I’ve been working on an overhauled version of the HA Deepdive Page. I’ve been adding “basic design principles” which hopefully you find useful.Here’s an example of what they look like:
Basic design principle: For iSCSI the preferred isolation response is always “Power off” to avoid a possible split brain scenario.
Another bit I’ve added is the following:
Please keep in mind that if you have an unbalanced cluster(host with different CPU or memory resources) your percentage is equal or preferably larger than the percentage of resources provided by the largest host. This way you ensure that all virtual machines residing on this host can be restarted in case of a host failure. Another thing to keep in mind is as there are no slots which HA uses resources might be fragmented throughout the cluster. Make sure you have at least a host with enough available capacity to boot the largest VM (reservation CPU/MEM).
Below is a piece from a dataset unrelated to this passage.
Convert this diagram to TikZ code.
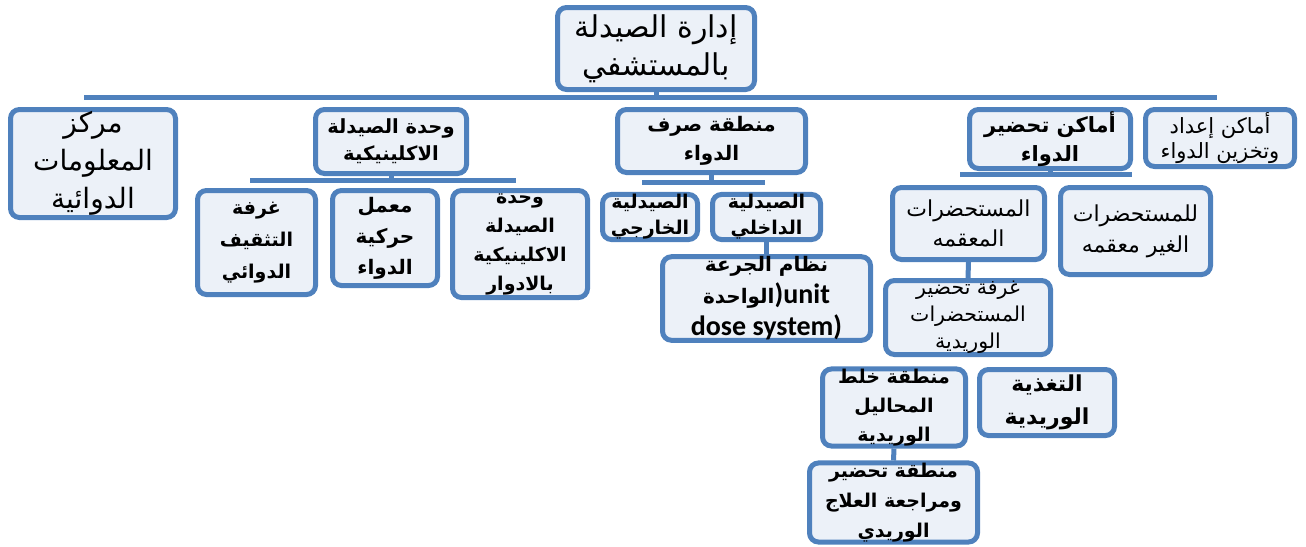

Also make sure you select the highest restart priority for this VM(of course depending on the SLA) to ensure it will be able to boot.)
What I’m discussing here is the impact of selecting a “Percentage” instead of the amount of host failures for your HA cluster. Although you might have enough spare resources left on your total cluster, the reservation of a single VM might cause it not to boot when resources are fragmented. Make sure these VMs are the first to boot up when disaster strikes by using restart priorities.
I created a diagram which makes it more obvious I think. So you have 5 hosts, each with roughly 76% memory usage. A host fails and all VMs will need to failover. One of those VMs has a 4GB memory reservation, as you can imagine failing over this particular VM will be impossible.